Breaking up sucks, and while it might take a while to fully move on from your ex, especially if you were together for a long time, that doesn’t mean you can’t take steps to let go of the relationship and begin healing. If you’re not sure what the difference is between letting go and moving on, here’s some help.
Letting go is about disconnecting from the memories, the physical reminders, and the clutter from your relationship. If you’re like me, you probably accumulated a lot of stuff throughout the course of your relationship. Letters, cards, movie tickets, photos and other knick knacks might be littered all over your home, reminding you of your ex and the good times you had. Regardless of how sentimental you are, you have to throw those things away or at least bury them at the back of your closet where they’re not easily accessed. Letting go is a removal of sorts and removing those physical reminders will totally help.
Letting go requires you to disassociate yourself from his life. You have to let go of his friends and family. I know that this is hard if you guys share a lot of friends or you have a bond with his family, but distancing yourself from them will make it a lot easier to let go of him. They’re constant reminders of him and your relationship. Plus, honestly, they are going to have to choose a side and it’s going to be awkward for all of you. Do what you have to do to make yourself feel better and circle back with your mutual friends later. You’ll know who from the group you shared is Team You soon enough. As for his family? You gotta cut them off, end of story.
Letting go isn’t just about letting him go but about letting go of the person you were with him too. The woman in the relationship with him is not the same woman without him. Especially if you guys were together for years, it’s important to realize and to get comfortable with the new you as soon as possible. I basically grew up with an ex and when we broke up, I was a completely different person than when we got together because of the years we spent in each other’s lives. I had to let go of the woman I’d become when I was with him and embrace who I was without him.
Moving on is all about closure. Unless you have closure, it’s going to be really hard to move on from your relationship. In fact, I think that letting go needs to happen before you can truly move on. That’s because sometimes you have to let go in order to find your sanity after someone broke your heart, and sometimes, closure isn’t always immediate. I was always able to move on successfully when I had closure. Unfortunately, sometimes closure won’t come from your ex, especially not when you need it. Sometimes you have to search for it and find it yourself. It is easier though when you’ve let go.
Moving on is about accepting that it’s over. Acceptance is key! If you can’t accept that your relationship is over, you’ll NEVER EVER be able to move on. At some point, you’ve just got to face the facts and understand that things didn’t work out for a reason. Easier said than done, of course, but still totally necessary.
Moving on is all about you. This is so important. Letting go involves him. It’s about letting go of him, the things you shared and the life you created together. Moving on is completely about you! Get ready to become your best friend again! It’s about what you’re ready for, where you’re headed and what you want in your life now that you’re not with that guy anymore.

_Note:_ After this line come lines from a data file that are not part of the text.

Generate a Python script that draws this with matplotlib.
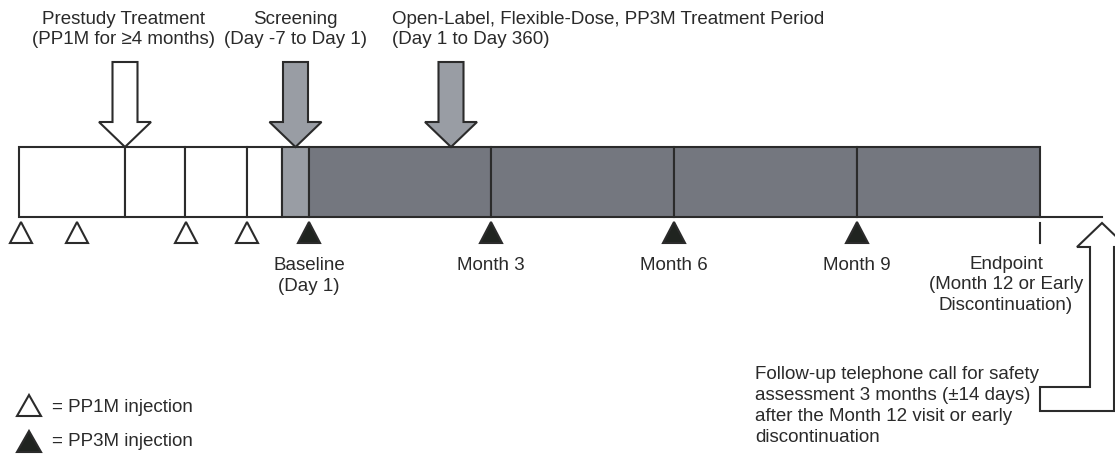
import matplotlib
matplotlib.use("Agg")
import matplotlib.pyplot as plt
from matplotlib.patches import Polygon, Rectangle

plt.rcParams['font.family'] = ['Liberation Sans', 'DejaVu Sans']

# ---- data (diagram positions in pixel-like units) ----
W, H = 1115, 455
bar_top, bar_bottom = 147, 217
segment_edges = [19, 124.5, 184.5, 247, 282, 309, 491, 674, 857, 1040]
segment_colors = ['white', 'white', 'white', 'white', '#999da4',
                  '#74777f', '#74777f', '#74777f', '#74777f']
pp1m_x = [21, 77, 186, 247]
pp3m_x = [309, 491, 674, 857]
visit_labels = ['Baseline\n(Day 1)', 'Month 3', 'Month 6', 'Month 9']
endpoint_x = 1040
endpoint_label = 'Endpoint\n(Month 12 or Early\nDiscontinuation)'
line_end_x = 1102

phase_arrow_x = [125, 295.5, 451]
phase_arrow_colors = ['white', '#999da4', '#999da4']
phase_labels = ['Prestudy Treatment\n(PP1M for \u22654 months)',
                'Screening\n(Day -7 to Day 1)',
                'Open-Label, Flexible-Dose, PP3M Treatment Period\n(Day 1 to Day 360)']
phase_label_x = [124, 295, 392]
phase_label_ha = ['center', 'center', 'left']

followup_text = ('Follow-up telephone call for safety\n'
                 'assessment 3 months (\u00b114 days)\n'
                 'after the Month 12 visit or early\n'
                 'discontinuation')
legend_labels = ['= PP1M injection', '= PP3M injection']

EDGE = '#2b2b2b'
TXT = '#2a2a2a'
FS = 13.5
LW = 1.5

fig = plt.figure(figsize=(W / 100, H / 100), dpi=100)
ax = fig.add_axes([0, 0, 1, 1])
ax.set_xlim(0, W)
ax.set_ylim(H, 0)
ax.axis('off')

# bar segments
for x0, x1, c in zip(segment_edges[:-1], segment_edges[1:], segment_colors):
    ax.add_patch(Rectangle((x0, bar_top), x1 - x0, bar_bottom - bar_top,
                           facecolor=c, edgecolor=EDGE, lw=LW, zorder=2))

# baseline continuation and endpoint tick
ax.plot([endpoint_x, line_end_x], [bar_bottom, bar_bottom], color=EDGE, lw=LW, zorder=2)
ax.plot([endpoint_x, endpoint_x], [223, 243], color=EDGE, lw=LW, zorder=2)


def tri(cx, top, w, h, fc):
    return Polygon([(cx - w / 2, top + h), (cx, top), (cx + w / 2, top + h)],
                   closed=True, facecolor=fc, edgecolor=EDGE, lw=LW,
                   joinstyle='miter', zorder=3)


for x in pp1m_x:
    ax.add_patch(tri(x, 222, 22, 21, 'white'))
for x in pp3m_x:
    ax.add_patch(tri(x, 222, 22, 21, '#202420'))

for x, lab in zip(pp3m_x, visit_labels):
    ax.text(x, 257, lab, ha='center', va='top', fontsize=FS, color=TXT,
            linespacing=1.3)
ax.text(1006, 256, endpoint_label, ha='center', va='top', fontsize=FS,
        color=TXT, linespacing=1.25)

# phase arrows (down)
shaft_w, head_w, shaft_top, head_base = 25, 52, 62, 122
for cx, c in zip(phase_arrow_x, phase_arrow_colors):
    pts = [(cx - shaft_w / 2, shaft_top), (cx + shaft_w / 2, shaft_top),
           (cx + shaft_w / 2, head_base), (cx + head_w / 2, head_base),
           (cx, bar_top), (cx - head_w / 2, head_base),
           (cx - shaft_w / 2, head_base)]
    ax.add_patch(Polygon(pts, closed=True, facecolor=c, edgecolor=EDGE,
                         lw=LW, joinstyle='miter', zorder=4))

for x, lab, ha in zip(phase_label_x, phase_labels, phase_label_ha):
    ax.text(x, 11, lab, ha=ha, va='top', fontsize=FS, color=TXT,
            linespacing=1.25)

# follow-up L arrow
fx = line_end_x
fpts = [(1040, 387), (fx - 12, 387), (fx - 12, 247), (fx - 25, 247),
        (fx, 223), (fx + 25, 247), (fx + 12, 247), (fx + 12, 411),
        (1040, 411)]
ax.add_patch(Polygon(fpts, closed=True, facecolor='white', edgecolor=EDGE,
                     lw=LW, joinstyle='miter', zorder=4))
ax.text(755, 366, followup_text, ha='left', va='top', fontsize=FS, color=TXT,
        linespacing=1.32)

# legend
ax.add_patch(tri(29, 395, 24, 21, 'white'))
ax.add_patch(tri(29, 431, 24, 21, '#202420'))
ax.text(52, 407, legend_labels[0], ha='left', va='center', fontsize=FS, color=TXT)
ax.text(52, 442, legend_labels[1], ha='left', va='center', fontsize=FS, color=TXT)

fig.savefig('out.png', dpi=100, facecolor='white')
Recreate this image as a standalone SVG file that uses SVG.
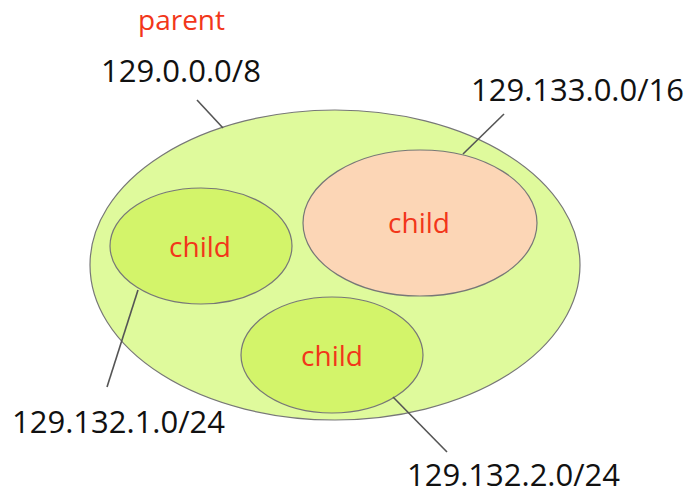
<svg xmlns="http://www.w3.org/2000/svg" width="694" height="494" viewBox="0 0 694 494">
  <style>
    .net { stroke: #777; stroke-width: 1.2; }
    .outer { fill: #dffa9c; }
    .inner { fill: #d3f46a; }
    .peach { fill: #fcd6b6; }
    .lead { stroke: #555; stroke-width: 1.6; fill: none; }
    .addr { font-family: "Open Sans", "DejaVu Sans", sans-serif; font-size: 31px; fill: #111; }
    .tag { font-family: "Open Sans", "DejaVu Sans", sans-serif; font-size: 28px; fill: #f2361a; }
  </style>
  <rect width="694" height="494" fill="#fff"/>

  <!-- parent network -->
  <g id="parent">
    <ellipse class="net outer" cx="335" cy="265" rx="245" ry="155"/>
    <text class="tag" x="138" y="30">parent</text>
    <text class="addr" x="101" y="82">129.0.0.0/8</text>
  </g>

  <!-- subnets -->
  <g id="child-133">
    <ellipse class="net peach" cx="420" cy="223" rx="117" ry="73"/>
    <text class="tag" x="419" y="233" text-anchor="middle">child</text>
    <text class="addr" x="471" y="101">129.133.0.0/16</text>
  </g>
  <g id="child-132-1">
    <ellipse class="net inner" cx="201" cy="246" rx="91" ry="58"/>
    <text class="tag" x="200" y="257" text-anchor="middle">child</text>
    <text class="addr" x="12" y="433">129.132.1.0/24</text>
  </g>
  <g id="child-132-2">
    <ellipse class="net inner" cx="332" cy="355" rx="91" ry="58"/>
    <text class="tag" x="332" y="366" text-anchor="middle">child</text>
    <text class="addr" x="407" y="486">129.132.2.0/24</text>
  </g>

  <!-- label leaders -->
  <g id="connectors">
    <line class="lead" x1="197" y1="100" x2="223" y2="128"/>
    <line class="lead" x1="504" y1="114" x2="463" y2="154"/>
    <line class="lead" x1="138" y1="290" x2="107" y2="387"/>
    <line class="lead" x1="393" y1="397" x2="447" y2="452"/>
  </g>
</svg>
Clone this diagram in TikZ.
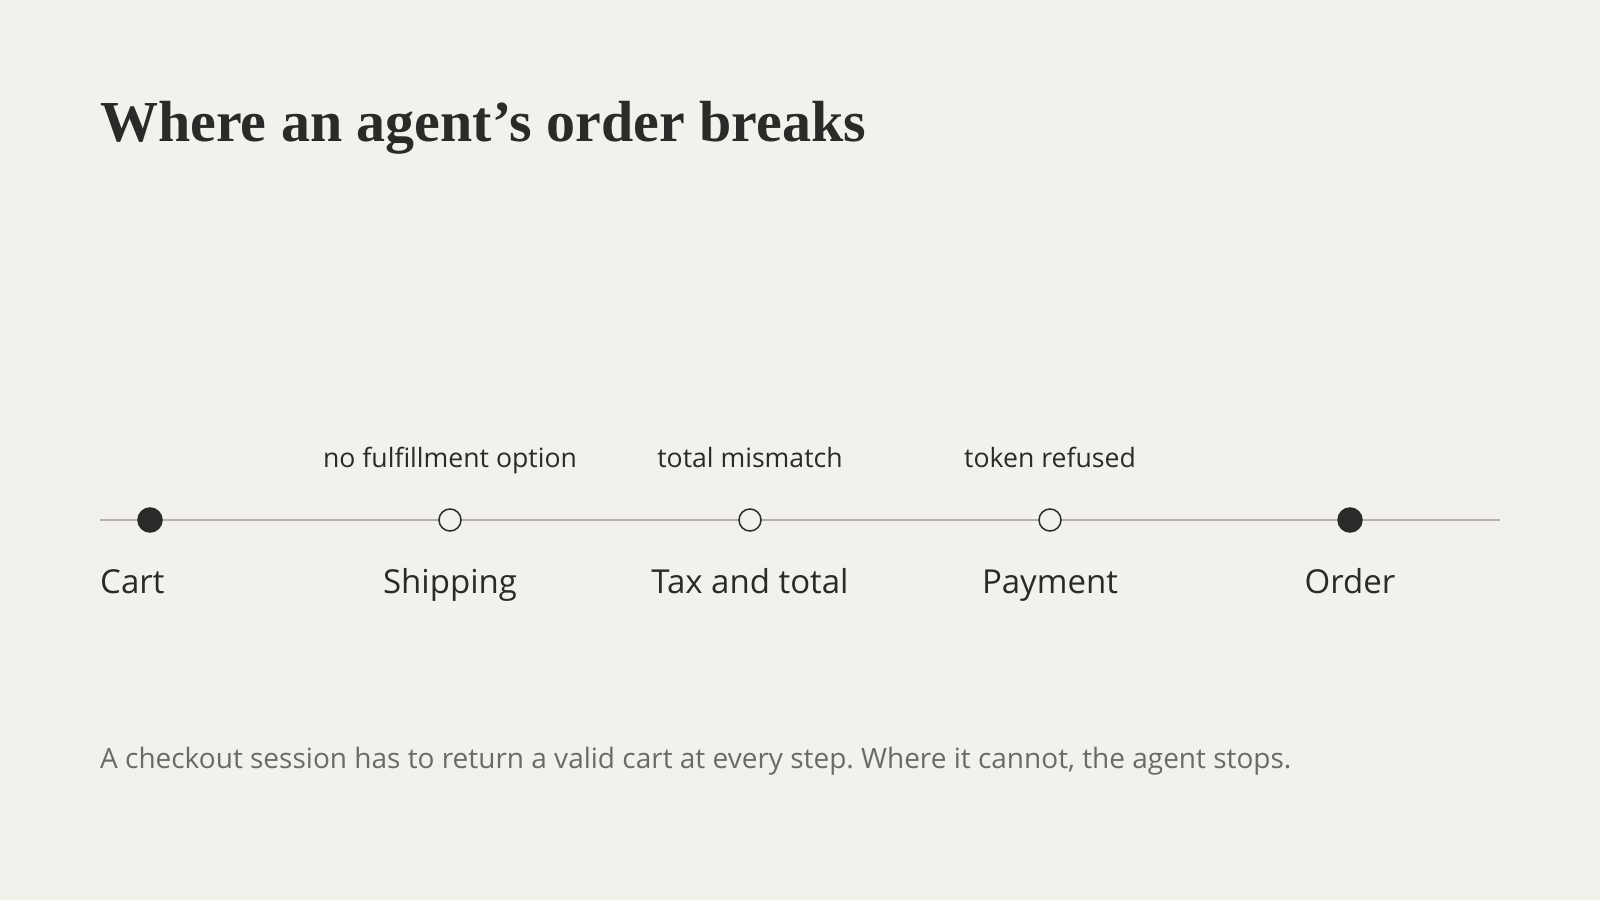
\documentclass[tikz,border=0pt]{standalone}
\usepackage{fontspec}
\setmainfont{Liberation Serif}
\setsansfont{Open Sans}
\usetikzlibrary{positioning}
\definecolor{paper}{HTML}{F3F1EC}
\definecolor{ink}{HTML}{2A2A28}
\definecolor{rulegray}{HTML}{B5B2AB}
\definecolor{notegray}{HTML}{6B6A66}
\frenchspacing

\begin{document}
\begin{tikzpicture}[x=1pt,y=-1pt,
  fulldot/.style={circle,draw=ink,line width=1.5pt,fill=ink,minimum size=24pt,inner sep=0pt},
  emptydot/.style={fulldot,fill=paper,minimum size=22pt},
  steplabel/.style={font=\sffamily\fontsize{33}{38}\selectfont,text=ink,inner sep=0pt,anchor=base},
  breaklabel/.style={font=\sffamily\fontsize{26.6}{32}\selectfont,text=ink,inner sep=0pt,anchor=base}]
%draw page:
\fill[paper] (0,0) rectangle (1600,900);
\useasboundingbox (0,0) rectangle (1600,900);
%draw title:
\node[anchor=base west,inner sep=0pt,text=ink,font=\bfseries\fontsize{58}{66}\selectfont] (title) at (100,141) {Where an agent’s order breaks};
%draw line:
\coordinate (lstart) at (100,520);
\coordinate (lend) at (1500,520);
\draw[rulegray,line width=1.6pt] (lstart) -- (lend);
%draw steps:
\node[fulldot] (cart) at (150,520) {};
\node[emptydot] (ship) at (450,520) {};
\node[emptydot] (tax) at (750,520) {};
\node[emptydot] (pay) at (1050,520) {};
\node[fulldot] (order) at (1350,520) {};
%draw labels:
\node[steplabel,anchor=base west] (cartlbl) at ([yshift=-73pt]lstart) {Cart};
\node[steplabel] (shiplbl) at ([yshift=-73pt]ship.center) {Shipping};
\node[steplabel] (taxlbl) at ([yshift=-73pt]tax.center) {Tax and total};
\node[steplabel] (paylbl) at ([yshift=-73pt]pay.center) {Payment};
\node[steplabel] (orderlbl) at ([yshift=-73pt]order.center) {Order};
\node[breaklabel] (shipbrk) at ([yshift=53pt]ship.center) {no fulfillment option};
\node[breaklabel] (taxbrk) at ([yshift=53pt]tax.center) {total mismatch};
\node[breaklabel] (paybrk) at ([yshift=53pt]pay.center) {token refused};
%draw note:
\node[anchor=base west,inner sep=0pt,text=notegray,font=\sffamily\fontsize{28}{32}\selectfont] (note) at (100,768) {A checkout session has to return a valid cart at every step. Where it cannot, the agent stops.};
\end{tikzpicture}
\end{document}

If you’re not ready or willing to let go, it will be hard for you to move on. Like I said, letting go should come first before you move on. Think about the act of letting go. It’s about removing pieces of your life and leaving them where they came from. Only then can you move on. You can’t move on from something you haven’t let go of yet.
Take your time with both—it’s not an overnight process. In my experience, the worst part about breaking up is the time it takes to get my heart back together. They say that it takes half the time that you’re with someone to completely get over the relationship. I believe it! Trust yourself. You might not want to let go just yet, and that’s okay. You might not be ready to move on and put yourself out there again. That’s okay too.
Your breakup story is just as important as your relationship story. I’ve learned so much about myself during all of my breakup “seasons,” as I like to call them. I’ve learned about my strength, my resilience, my focus and my self-love. My breakup stories are just as important as the ones I have about my relationships. In some ways, they are more important because I’ve proven to myself that I’m a boss bitch every time. They are about survival and they’re all about me. Embrace the process and love yourself. You’ll get through it!